There are two goals when presenting data: convey your story and establish credibilityEdward Tufte

 

The objective of this project was to analyse data from publicly available datasets in order to set a narrative in motion with visualising accompaniment. The Central Statistic Office’s 2017 introduction of an online application based around baby names in Ireland served as inspiration for this assignment. My paternal grandparents were Polish and moved to Ireland shortly after World War 2. In keeping with Polish tradition, my parents christened me Antonina in 1979, and my brother Karol in 1981. Both were highly uncommon names in that era in Ireland. In more recent years, I have noticed an increase in the names Antonina and Karol in today’s society. This assignment will focus on these two names and measure the popularity of their usage over the years in Ireland. In tandem, it will examine and chart the presence of Polish people in Ireland. These findings will be presented side by side and connections will be illuminated, and any outliers or factors that arise along the data journey will be examined.

Thanks to the popular and intuitive CSO application of Baby Names in Ireland, there is significant data on hand pertaining to the subject. It was necessary to filter down the Girls/Boys Names in Ireland with 3 or more Occurrences by Name, Year and Statistic (1964 – 2017) datasets to specific boundaries of name (Antonina and Karol) and time limit.
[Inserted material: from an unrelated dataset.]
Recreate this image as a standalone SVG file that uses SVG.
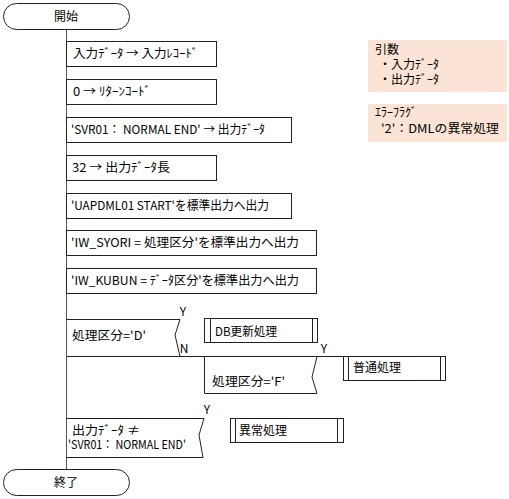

The parameters of 1970 to 2017 were chosen, as any years previous to 1970 proved redundant in nature due to lack of relevant data. This data was then downloaded in a CSV format and structured within the Excel file so as to prepare it for the visual rendering process. Experimentation with Tableau, Datahero, Voyant and RAW’s various capabilities was an educational exercise in emphasizing the manner in which various tools are undeniably suited for specific data and purposes. Ultimately, Datawrapper proved to be a best fit for the purpose of the data being interrogated and showed itself to be an intuitive and user/reader friendly option. The column format below was chosen in an initial analysis of the data for its ability to display the information proportionally and convey to the audience concrete numbers of names in a given year.

Fig. 1: Babies named Antonina from 1970 – 2017 in Ireland. Get the data here.

Fig. 2: Babies named Karol from 1970 – 2017 in Ireland. Get the data here.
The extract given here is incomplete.